Grafico 4: Crescita della libertà economica in Cina dal 1980 al 2016. Dati presi dal Fraser Institute.

indice-delle-liberta-economiche

Tutto il resto è storia, ma ancora oggi Deng Xiaoping è riconosciuto come il principale architetto delle riforme economiche della Cina e della modernizzazione del paese. Come però si può notare anche dal grafico sulla libertà economica del “The Fraser Institute”, uno dei think-tank più influenti del mondo, nel corso di questo ultimo decennio, la Cina sembra aver tolto il piede dall’acceleratore delle riforme. Non è un dunque un caso che da quando Xi Jinping, (l’attuale Segretario generale del Partito comunista cinese dal 2012 e Presidente della Repubblica popolare cinese dal 2013) è salito al potere nessuna riforma sostanziale sia stata portata ancora a compimento e la crescita della Cina stia rallentando.

Tabella 1: Progresso economico della Cina dal 1978-1979 al 2017-2018. Dati vari, presi dalla Banca Mondiale, Organizzazione Mondiale del Commercio, Fondo Monetario Internazionale e BBC.

tabella-giusta

Oggi Xi Jinping è forse il leader politico più potente del mondo dopo che, nel corso dell’ultimo Congresso nazionale del Partito Comunista Cinese il suo pensiero è diventato “teoria politica”. Xi è il terzo leader ad essere insignito di tale grande onore. In passano solo Mao Zedong e Deng Xiaoping erano stato in grado di influenzare così profondamente l’ideologia del partito comunista cinese.

Dopo il congresso, il “pensiero di Xi” è stato riassunto in 14 punti chiave, che formano il fulcro della nuova ideologia del governo centrale di Pechino. Il vero rischio è che Xi, nonostante le parole di circostanza in favore del multilateralismo e del progresso, incominci a fare retromarcia in alcuni ambiti economici e sociali importanti. Alcuni segni di questa inversione di marcia sono, purtroppo, già evidenti. Un chiaro esempio arriva dall’aumento del controllo, da parte del Partito Comunista Cinese su molte imprese statali e private. Al contrario se, come scritto nei 14 punti ideologici, Xi sarà in grado di adottare un vero e proprio stato di diritto per limitare il potere del governo, di salvaguardare le persone e le proprietà, compresa la libertà di pensiero, e di aprire ulteriormente l’economia cinese al mondo allora potrebbe trasformare per davvero la Cina, aprendo così la strada ad altri 40 anni di incredibile progresso. Un buon inizio sarebbe quello di aprire, da un punto di vista commerciale, la Cina al mondo in modo unilaterale.
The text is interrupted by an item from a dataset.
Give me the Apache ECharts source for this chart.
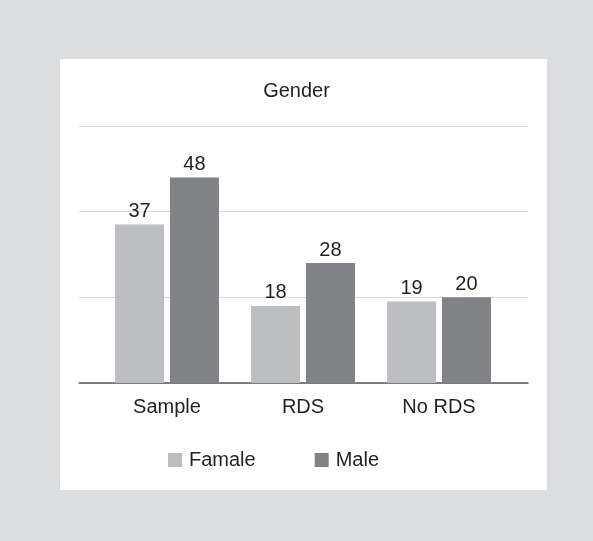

Oltre a ricordare a Xi l’importanza di un mercato più libero e di una maggiore libertà individuale, sociale e politica, è giusto oggi fermarsi comunque a riflettere su quanto avvenuto negli ultimi quattro decenni. Se la Cina ha raggiunto questo incredibile traguardo è soprattutto merito dell’”abbraccio” del Partito Comunista Cinese ad un mercato più libero e all’ideologia capitalista. In fondo, come la storia ci insegna, il capitalismo è il sistema economico che più di tutti gli altri può garantire agli strati sociali più poveri e meno fortunati un futuro migliore. Al contrario, i vari tentativi di raggiungere il sogno socialista terminano nel peggiore dei modi, con milioni di persone povere, affamate e sottomesse. La Cina di Mao ne è solo uno dei tanti esempi. Speriamo che, al di là della retorica, Xi se lo ricordi.